Ma Ugo ed io parlammo de’ nostri monti, ne vantammo l’altezza ed i rischi, ignoti alle vette dolomitiche, il tradimento dei crepacci e delle cornici di ghiaccio, il crollare dei seracchi, il grandinar dei sassi, i geli e le tormente, e, sopratutto, la distanza immensa che lassù separa l’uomo dalla salvezza, le ansie della lunga fuga nelle nubi, la gioia indicibile di ritrovare una piccola capanna sperduta o la rassegnazione tragica di un bivacco senza cibo nè tetto, le membra e lo spirito costretti in un languore quasi mortale, in attese che ritorni il sole.

E gli narrammo le nostre storie più belle, i nostri errori, quelli che solo si confidano nell’ora dei segreti agli amici sicuri.
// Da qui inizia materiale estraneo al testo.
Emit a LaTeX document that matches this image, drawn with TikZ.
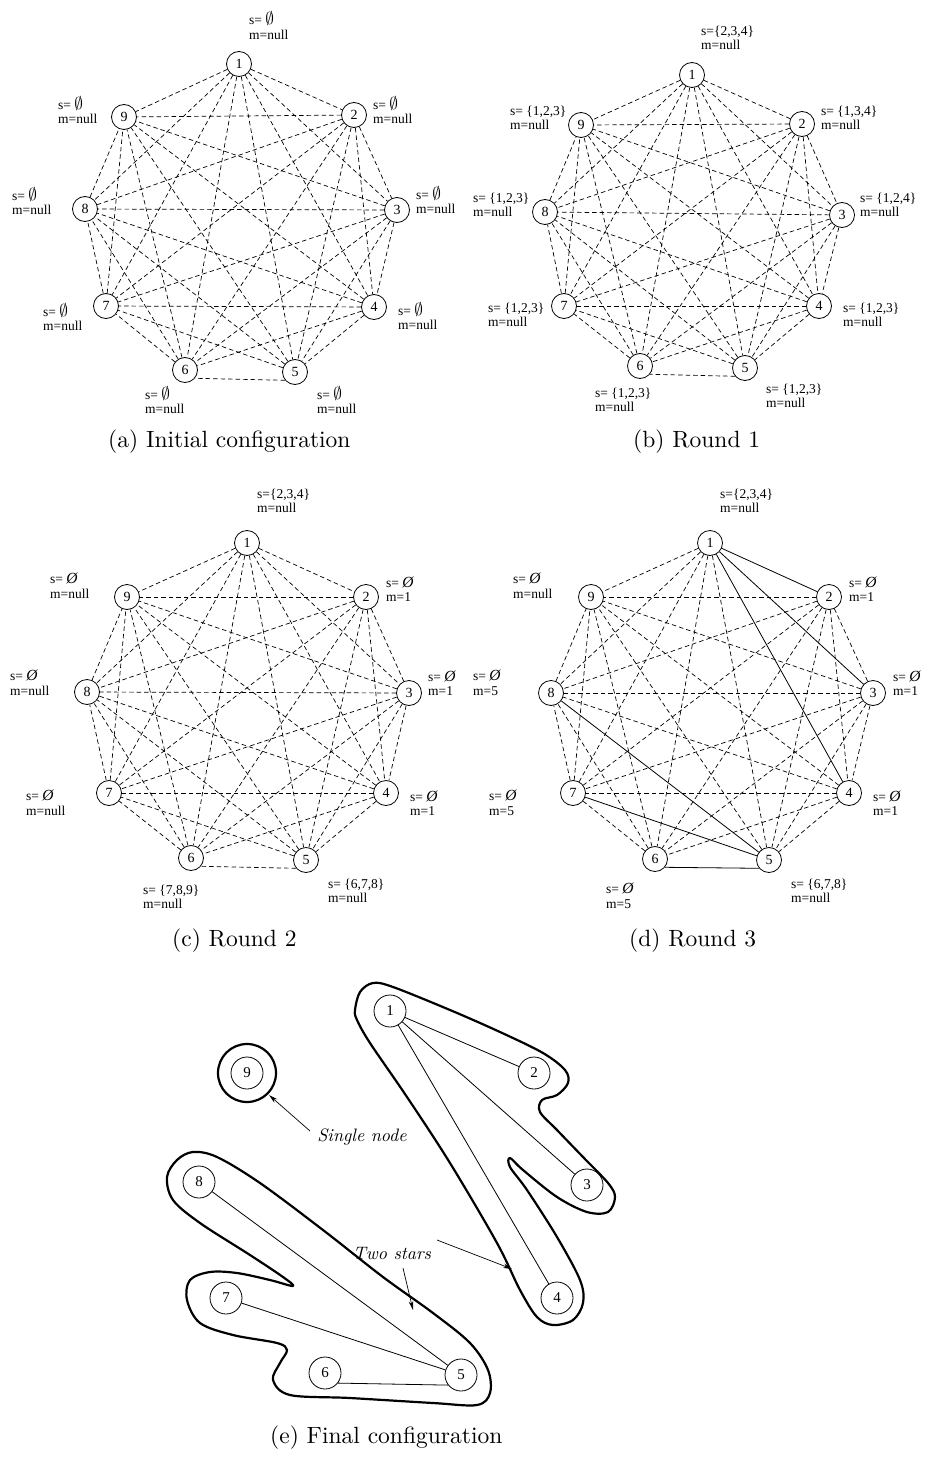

Guido Rey – Alpinismo Acrobatico (1914)

Nota: La foto in bianco e nero è di Vittorio Sella, nipote di Quintino Sella. Il padre di Guido Rey era figlio della sorella di Quintino Sella. I due, oltre ad essere parenti sono anche contemporanei. Vittorio Sella è anche uno tra i più importanti fotografi di montagna di tutti i tempi. Cercando immagini di Guido Rey, anch’egli valente fotografo, mi sono imbattuto nella Fondazione Sella e nel suo strepitoso archivio fotografico.